Alongside these multipurpose firms, specialist consultancies remain influential. GEP, for example, is presented as a procurement‑centric player that blends consulting, managed services and proprietary software to help clients improve sourcing, spend analytics and supplier management. Kepler is highlighted as a boutique operational consultancy focused on logistics, S&OP and flow optimisation for industrial and automotive sectors. Capgemini is noted for combining consulting and engineering to pursue “intelligent operations,” emphasising cloud, data and AI as enablers of next‑generation procurement and planning.
SCMDOJO positions itself and similar practitioner‑led platforms as part of a new wave of supply‑chain advisers that prioritise execution, rapid time‑to‑value and capability transfer. The organisation says its model emphasises senior practitioner access, fixed‑scope outcomes, short engagements measured in weeks rather than years, and integrated capability building through training and tools. SCMDOJO notes these approaches are attractive to mid‑market and some enterprise clients that are ERP‑enabled but remain operationally dependent on spreadsheets and who want to avoid protracted, resource‑heavy transformations.

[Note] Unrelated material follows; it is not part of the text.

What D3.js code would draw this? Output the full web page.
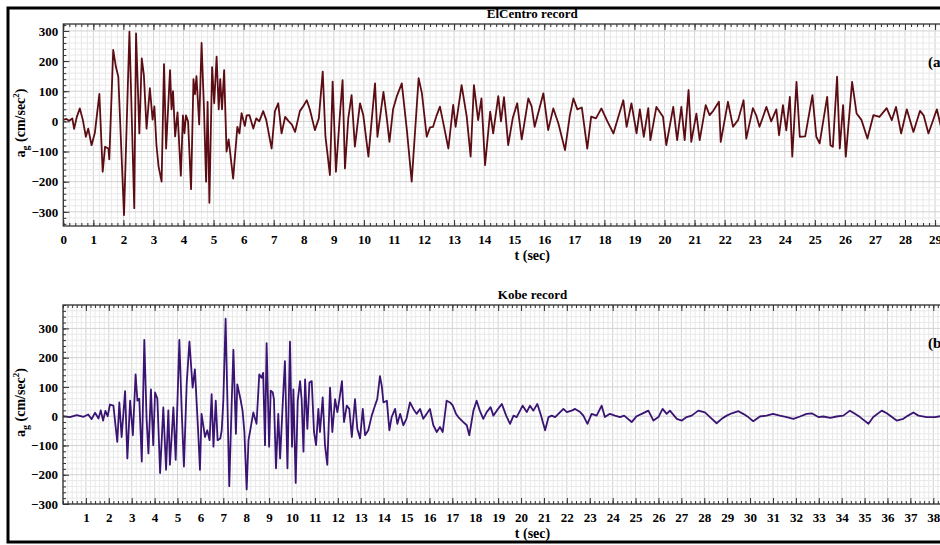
<!DOCTYPE html>
<html>
<head>
<meta charset="utf-8">
<script src="https://cdn.jsdelivr.net/npm/d3@7"></script>
<style>
    body { margin: 0; background: #fff; }
    text { font-family: "Liberation Serif", "Times New Roman", serif; font-weight: bold; fill: #000; }
</style>
</head>
<body>
<div id="chart"></div>
<script>
// ElCentro record: time (s) and ground acceleration (cm/sec^2)
const elcentroTime = [0, 0.1, 0.2, 0.3, 0.36, 0.45, 0.55, 0.65, 0.75, 0.83, 0.94, 1.05, 1.2, 1.31, 1.39, 1.5, 1.53, 1.66, 1.75, 1.83,
    2.02, 2.2, 2.36, 2.42, 2.53, 2.61, 2.68, 2.77, 2.88, 2.97, 3.03, 3.1, 3.17, 3.27, 3.35, 3.42, 3.55, 3.6, 3.65, 3.72,
    3.8, 3.91, 3.98, 4.03, 4.08, 4.15, 4.25, 4.33, 4.38, 4.43, 4.52, 4.6, 4.68, 4.75, 4.8, 4.86, 4.95, 5.02, 5.1, 5.17,
    5.22, 5.28, 5.35, 5.43, 5.5, 5.57, 5.65, 5.79, 5.86, 5.93, 6.04, 6.1, 6.19, 6.32, 6.42, 6.52, 6.65, 6.75, 6.93, 7.04,
    7.15, 7.26, 7.38, 7.5, 7.6, 7.71, 7.87, 7.98, 8.1, 8.2, 8.37, 8.5, 8.63, 8.72, 8.87, 8.96, 9.07, 9.2, 9.29, 9.37,
    9.48, 9.59, 9.7, 9.87, 9.98, 10.15, 10.37, 10.45, 10.65, 10.75, 10.85, 10.97, 11.09, 11.26, 11.43, 11.59, 11.82, 11.93, 12.09, 12.2,
    12.3, 12.42, 12.53, 12.65, 12.81, 12.97, 13.05, 13.25, 13.42, 13.55, 13.66, 13.8, 13.91, 14.03, 14.2, 14.3, 14.47, 14.56, 14.66, 14.8,
    14.95, 15.1, 15.25, 15.38, 15.47, 15.58, 15.68, 15.97, 16.13, 16.3, 16.47, 16.69, 16.85, 16.97, 17.1, 17.25, 17.43, 17.56, 17.72, 17.9,
    18.1, 18.3, 18.45, 18.63, 18.74, 18.9, 19.07, 19.18, 19.31, 19.46, 19.53, 19.73, 19.95, 20.06, 20.29, 20.42, 20.56, 20.67, 20.8, 20.89,
    21.06, 21.17, 21.37, 21.5, 21.62, 21.81, 21.87, 22.11, 22.28, 22.45, 22.63, 22.72, 22.94, 23.05, 23.16, 23.39, 23.55, 23.72, 23.81, 23.94,
    24.05, 24.17, 24.25, 24.39, 24.5, 24.68, 24.92, 25.05, 25.16, 25.41, 25.52, 25.6, 25.74, 25.83, 25.94, 26.03, 26.24, 26.39, 26.55, 26.75,
    26.95, 27.15, 27.39, 27.56, 27.7, 27.87, 28.06, 28.28, 28.5, 28.62, 28.78, 29.06, 29.2, 29.35];
const elcentroAccel = [5, 8, 2, 10, -25, 15, 43, 5, -51, -24, -79, -38, 91, -167, -84, -90, -126, 237, 181, 148,
    -311, 298, -288, 292, -40, 209, 154, -24, 110, 6, 50, -80, -150, -200, 190, -90, 170, 40, 100, -50,
    30, -180, 20, -40, 20, 0, -225, 140, 90, 150, -10, 260, 40, -200, 65, -270, 180, 60, 215, 40,
    140, 40, 170, -100, -60, -120, -190, -18, -40, 27, -15, 20, 21, -24, 10, 0, 34, 5, -90, 34,
    60, -40, 15, 0, -10, -35, 34, 50, 70, 40, -29, 10, 165, -50, -178, 132, -167, 20, 137, -156,
    10, 87, -84, 60, 20, -117, 126, -51, 98, 20, -68, 40, 82, 126, -30, -200, 143, 93, -51, -20,
    -18, 20, 49, -10, -90, 55, -18, 120, 16, -117, 120, 4, 76, -145, 32, -40, 84, 0, 80, -79,
    10, 60, -60, 20, 76, 50, -18, 93, -29, 43, -7, -95, 20, 76, 40, 46, -90, 16, 10, 43,
    0, -40, 10, 70, -18, 60, -40, 40, -51, 44, -62, 48, 15, -79, 48, -62, 48, -62, 104, -68,
    26, -62, 54, 21, 35, 65, -68, 65, -18, 5, 70, -57, 44, 20, -18, 48, 0, 40, -46, 54,
    -30, 81, -117, 131, -51, -50, 87, -51, -73, 81, -79, -84, 148, -90, 54, -117, 131, 26, 5, -57,
    21, 15, 44, 4, 48, -40, 40, -35, 35, 20, -40, 40, -20, 10];

// Kobe record: time (s) and ground acceleration (cm/sec^2)
const kobeTime = [0, 0.3, 0.6, 0.9, 1.1, 1.25, 1.4, 1.55, 1.65, 1.75, 1.85, 1.95, 2.05, 2.2, 2.37, 2.46, 2.56, 2.71, 2.81, 2.93,
    3.05, 3.17, 3.25, 3.33, 3.44, 3.55, 3.65, 3.73, 3.84, 3.94, 4.02, 4.12, 4.24, 4.38, 4.5, 4.6, 4.67, 4.82, 4.92, 5.08,
    5.18, 5.28, 5.4, 5.52, 5.66, 5.76, 5.9, 5.98, 6.05, 6.2, 6.3, 6.4, 6.49, 6.57, 6.67, 6.75, 6.87, 6.93, 7.0, 7.1,
    7.26, 7.36, 7.44, 7.55, 7.61, 7.75, 7.84, 7.92, 8.02, 8.1, 8.2, 8.31, 8.45, 8.57, 8.67, 8.74, 8.82, 8.89, 9.0, 9.07,
    9.16, 9.21, 9.3, 9.4, 9.48, 9.6, 9.69, 9.8, 9.91, 10.0, 10.06, 10.16, 10.25, 10.35, 10.42, 10.5, 10.57, 10.67, 10.76, 10.86,
    10.96, 11.05, 11.15, 11.22, 11.34, 11.44, 11.54, 11.66, 11.76, 11.88, 11.98, 12.07, 12.18, 12.27, 12.39, 12.5, 12.61, 12.75, 12.85, 12.97,
    13.09, 13.19, 13.33, 13.48, 13.62, 13.72, 13.84, 13.92, 13.99, 14.14, 14.25, 14.35, 14.5, 14.6, 14.72, 14.86, 15.0, 15.15, 15.3, 15.44,
    15.59, 15.73, 15.88, 16.02, 16.17, 16.32, 16.46, 16.58, 16.75, 16.9, 17.02, 17.16, 17.26, 17.48, 17.63, 17.74, 17.92, 18.06, 18.2, 18.35,
    18.5, 18.67, 18.79, 18.94, 19.16, 19.35, 19.52, 19.67, 19.81, 20.07, 20.25, 20.39, 20.54, 20.71, 20.85, 21.05, 21.2, 21.34, 21.49, 21.63,
    21.85, 22.0, 22.21, 22.36, 22.58, 22.72, 22.9, 23.08, 23.3, 23.52, 23.66, 23.88, 24.1, 24.32, 24.5, 24.83, 25.05, 25.27, 25.56, 25.78,
    26.0, 26.18, 26.36, 26.5, 26.8, 27.02, 27.23, 27.45, 27.74, 28.03, 28.25, 28.54, 28.76, 28.98, 29.2, 29.49, 29.7, 29.92, 30.14, 30.43,
    30.72, 31.0, 31.3, 31.6, 31.89, 32.18, 32.47, 32.69, 32.98, 33.2, 33.5, 33.78, 34.07, 34.36, 34.58, 34.8, 35.17, 35.38, 35.75, 35.97,
    36.4, 36.69, 36.9, 37.13, 37.35, 37.71, 38.08, 38.3, 38.6];
const kobeAccel = [0, -3, 4, -2, 6, -10, 12, -8, 20, -15, 18, 0, 40, 36, -88, 47, -71, 86, -144, 53,
    -65, 143, 53, 60, -155, 261, -9, -127, 92, -99, 81, 60, -194, 30, -183, 20, -166, 30, -149, 261,
    25, -172, 110, 255, 98, 160, -50, -183, 8, -71, -48, -82, 75, -104, 53, -82, -76, -48, 53, 333,
    -239, 30, 227, -60, 109, 58, 19, -54, -250, -82, -37, 13, -26, 143, 131, 148, -99, 250, -104, 87,
    81, 58, -178, 8, -144, 53, 188, -178, 255, -104, 92, -228, 53, 120, 58, -121, 126, -43, 115, 120,
    -54, -99, 25, -54, 64, -99, -166, 98, -54, 58, 14, 58, 120, -20, 36, 25, -71, 58, -43, -76,
    25, -65, -48, 2, 36, 58, 137, 103, 47, 53, -48, -3, 25, -26, 8, -31, -8, 47, 25, 8,
    25, -9, 8, 25, -31, -54, -37, -54, 53, 47, 36, 8, -3, -20, -31, -65, 19, 53, 19, -9,
    14, 31, 2, 19, 42, 2, -26, 2, -3, 36, 14, 36, 19, 42, 8, -48, -3, 2, -3, 8,
    25, 14, 19, 25, 14, 2, -26, 8, 2, 36, -3, 8, 2, -3, 2, -20, 0, 8, 19, -15,
    -3, 25, 8, 19, -9, -15, -3, 2, 19, 13, -3, -24, -9, 2, 10, 17, 8, -3, -17, -1,
    2, 8, 2, -3, -9, -1, 8, 10, -3, -1, -6, -1, 2, 19, 8, -3, -26, -3, 19, 10,
    -15, -9, 2, 13, 2, -3, -3, 0, 2];

// axis values
const elcentroXTicks = d3.range(0, 32);
const kobeXTicks = d3.range(1, 42);
const elcentroYTicks = [-300, -200, -100, 0, 100, 200, 300];
const kobeYTicks = [-300, -200, -100, 0, 100, 200, 300];

const width = 940;
const height = 545;
const svg = d3.select("#chart").append("svg")
    .attr("width", width)
    .attr("height", height);

drawPanel({
    id: "elcentro",
    title: "ElCentro record",
    tag: "(a)",
    time: elcentroTime,
    accel: elcentroAccel,
    xDomain: [0, 31.2],
    yDomain: [-347, 323],
    xTicks: elcentroXTicks,
    yTicks: elcentroYTicks,
    left: 63.3, right: 1001.2, top: 24, bottom: 226,
    color: "#5c0d14"
});

drawPanel({
    id: "kobe",
    title: "Kobe record",
    tag: "(b)",
    time: kobeTime,
    accel: kobeAccel,
    xDomain: [0, 41],
    yDomain: [-300, 380],
    xTicks: kobeXTicks,
    yTicks: kobeYTicks,
    left: 63, right: 1002, top: 305, bottom: 504,
    color: "#3a1472"
});

// frame round the whole figure (right side falls outside the picture)
svg.append("rect")
    .attr("x", 8)
    .attr("y", 8)
    .attr("width", 1000)
    .attr("height", 534)
    .attr("fill", "none")
    .attr("stroke", "#000")
    .attr("stroke-width", 3);

function drawPanel(p) {
    const x = d3.scaleLinear().domain(p.xDomain).range([p.left, p.right]);
    const y = d3.scaleLinear().domain(p.yDomain).range([p.bottom, p.top]);
    const g = svg.append("g").attr("id", p.id);

    const xMinor = x.ticks(160);
    const yMinor = y.ticks(34);

    // grid
    const grid = g.append("g").attr("class", "grid");
    grid.selectAll(".vx")
        .data(xMinor)
        .enter()
        .append("line")
        .attr("x1", d => x(d))
        .attr("x2", d => x(d))
        .attr("y1", p.top)
        .attr("y2", p.bottom)
        .attr("stroke", d => Math.abs(d - Math.round(d)) < 1e-6 ? "#d2d2d2" : "#e9e9e9")
        .attr("stroke-width", 1);
    grid.selectAll(".hy")
        .data(yMinor)
        .enter()
        .append("line")
        .attr("x1", p.left)
        .attr("x2", p.right)
        .attr("y1", d => y(d))
        .attr("y2", d => y(d))
        .attr("stroke", d => d % 100 === 0 ? "#d2d2d2" : "#e9e9e9")
        .attr("stroke-width", 1);

    // signal
    const clipId = "clip-" + p.id;
    g.append("clipPath").attr("id", clipId)
        .append("rect")
        .attr("x", p.left)
        .attr("y", p.top)
        .attr("width", p.right - p.left)
        .attr("height", p.bottom - p.top);

    const points = d3.zip(p.time, p.accel);
    const line = d3.line()
        .x(d => x(d[0]))
        .y(d => y(d[1]));

    g.append("path")
        .datum(points)
        .attr("clip-path", "url(#" + clipId + ")")
        .attr("d", line)
        .attr("fill", "none")
        .attr("stroke", p.color)
        .attr("stroke-width", 1.8)
        .attr("stroke-linejoin", "round");

    // ticks pointing inwards
    const axisColor = "#333";
    const minorX = (ax) => ax.tickValues(xMinor).tickSizeInner(-3).tickSizeOuter(0).tickFormat("");

    g.append("g").attr("transform", "translate(0," + p.bottom + ")")
        .call(minorX(d3.axisBottom(x)));
    g.append("g").attr("transform", "translate(0," + p.top + ")")
        .call(minorX(d3.axisTop(x)));
    g.append("g").attr("transform", "translate(0," + p.top + ")")
        .call(d3.axisTop(x).tickValues(p.xTicks).tickSizeInner(-6).tickSizeOuter(0).tickFormat(""));

    g.append("g").attr("class", "xlabels")
        .attr("transform", "translate(0," + p.bottom + ")")
        .call(d3.axisBottom(x).tickValues(p.xTicks).tickSizeInner(-6).tickSizeOuter(0).tickPadding(9).tickFormat(d3.format("d")));

    g.append("g").attr("transform", "translate(" + p.left + ",0)")
        .call(d3.axisLeft(y).tickValues(yMinor).tickSizeInner(-3).tickSizeOuter(0).tickFormat(""));
    g.append("g").attr("class", "ylabels")
        .attr("transform", "translate(" + p.left + ",0)")
        .call(d3.axisLeft(y).tickValues(p.yTicks).tickSizeInner(-6).tickSizeOuter(0).tickPadding(5).tickFormat(d3.format("d")));

    g.selectAll(".domain").remove();
    g.selectAll(".tick line").attr("stroke", axisColor).attr("stroke-width", 1);
    g.selectAll(".tick text")
        .attr("font-family", "Liberation Serif")
        .attr("font-weight", "bold")
        .attr("font-size", 13)
        .attr("fill", "#000");

    // plot frame
    g.append("rect")
        .attr("x", p.left)
        .attr("y", p.top)
        .attr("width", p.right - p.left)
        .attr("height", p.bottom - p.top)
        .attr("fill", "none")
        .attr("stroke", axisColor)
        .attr("stroke-width", 1.3);

    const mid = (p.left + p.right) / 2;

    g.append("text")
        .text(p.title)
        .attr("x", mid)
        .attr("y", p.top - 6)
        .attr("text-anchor", "middle")
        .attr("font-size", 13);

    g.append("text")
        .text("t (sec)")
        .attr("x", mid)
        .attr("y", p.bottom + 34)
        .attr("text-anchor", "middle")
        .attr("font-size", 14);

    g.append("text")
        .text(p.tag)
        .attr("x", 928)
        .attr("y", p.top + 43)
        .attr("font-size", 15);

    // y axis title: a_g (cm/sec^2)
    const yt = g.append("text")
        .attr("transform", "translate(25," + ((p.top + p.bottom) / 2 - 2) + ") rotate(-90)")
        .attr("text-anchor", "middle")
        .attr("font-size", 14);
    yt.append("tspan").text("a");
    yt.append("tspan").text("g").attr("font-size", 10).attr("dy", 4);
    yt.append("tspan").text(" (cm/sec").attr("dy", -4);
    yt.append("tspan").text("2").attr("font-size", 9).attr("dy", -6);
    yt.append("tspan").text(")").attr("dy", 6);
}
</script>
</body>
</html>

That contrast , between scale and breadth on the one hand, and speed, affordability and hands‑on execution on the other , frames a practical trade‑off for buyers. Large consultancies bring deep capital, global delivery footprints and the ability to orchestrate major technology migrations; their recent acquisitions demonstrate an appetite to internalise specialised planning, Oracle and logistics capabilities to reduce third‑party dependencies. Smaller, specialist and practitioner‑led firms argue they reduce risk of “consultant dependency” by embedding skills and delivering near‑term financial improvements in inventory, working capital and service levels.
Industry data and client experiences suggest the optimal approach increasingly blends both models. Organisations with extensive global footprints or multibillion‑dollar transformation mandates may still require the comprehensive resources of an Accenture, McKinsey or Deloitte to align strategy, technology and change at scale. Conversely, firms seeking rapid inventory turns, sharper S&OP execution, supplier performance fixes or targeted procurement uplift frequently favour boutique teams or fractional senior expertise that can act quickly and at lower cost.
For supply‑chain leaders choosing advisers, the evaluation is moving beyond brand recognition to three practical questions: will the engagement produce measurable outcomes quickly; will it leave the organisation stronger and less dependent on external help; and does the provider bring the right mix of technology, industry sense and implementation experience? The market’s recent transactions and the proliferation of execution‑focused offerings indicate both questions can be answered , but with different partners for different problems.
As supply chains continue to define competitive advantage, the most effective advisory relationships will be those that combine rigorous strategy with demonstrable execution. Buyers are therefore increasingly adopting hybrid models: relying on global firms for large‑scale orchestration while engaging specialist or practitioner‑led teams for rapid, high‑impact interventions that lift day‑to‑day performance and build internal capability.